How 'bout instead they focus on the common mass produced types of Soviet steam locos that not only were key to winning WW2 but also enabled the Soviets to do all their other stuff including the nastier things like Gulags as the Soviet Union was from beginning to end a Railway dependent empire
Soon as you said 4-14-4 ridged frame I thought well that’s derailing all the time that’s why Union Pacific Big Boy’s are a Mallet design so they can take curves at speed!
Same problem happened with some of the PRR's Duplex locomotives. The 6-4-4-6 Class S1 was particularly notorious for that, couldn't handle anything but the shallowest of curves and as such was restricted to a very specific stretch in Ohio.
Technically they’re aren’t a Mallet, they’re classified as a simple articulated. Mallets have two sets of differently sized cylinders that use the same steam twice, high pressure in the front pair, and the exhausted low pressure in the rear pair for example. A Union Pacific 4000 class, along with both the 3800 and 3900 classes have two pairs of identical cylinders that only use that steam once before it’s exhausted into the open air
You should cover the more modern freight locomotives that have been in service across the world like the workhorses EMD GP-7 & 9, GP-40, GE Dash 7, 8 & 9 and the newest GE Evolution series.
to be entirely honest, the AA20 was less like the Union pacifics big boys, challengers or any sort of articulate, but much, much more similar to the actually semi comparable Union Pacific 9000 class, which was one of UP's first parts to their, at the time growing super power addiction.
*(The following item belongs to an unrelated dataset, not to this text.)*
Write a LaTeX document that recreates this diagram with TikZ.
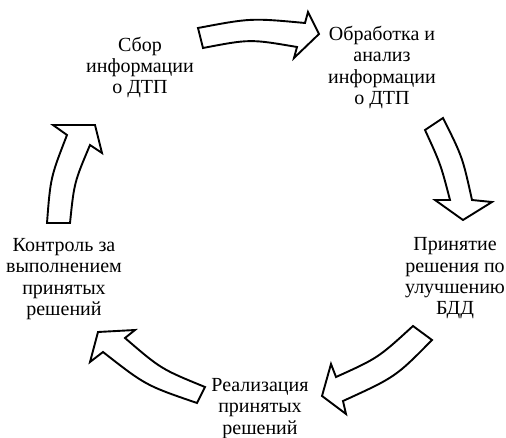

*The U.S. had and has the world's heaviest loading guage.* So the USSR trying to keep up with the U.S. in locomotive size, weight and power would always prove to be pointless as their tracks, bridges, turntables, curves, etc.. couldn't handle such massive railroad equipment like U.S. tracks could. The U.S. adapted and upgraded it's tracks and infrastructure continually along with bigger and bigger steam locomotives. And while the U.S. had massive ridged locomotives. It could handle them. But even the U.S. Railroads realized that going articulated was the only way to go once you got to a certain size. The U.S. hence went on to have the world's largest and heaviest steam locomotives like the Challenger class and 4000 class, as well as the Yellowstone's and Allegheny locomotives. 🙂
I love trains, so I'm loving the technical detail. Although I'm depressed that I can point to some of the locations mentioned on a world map due to current events.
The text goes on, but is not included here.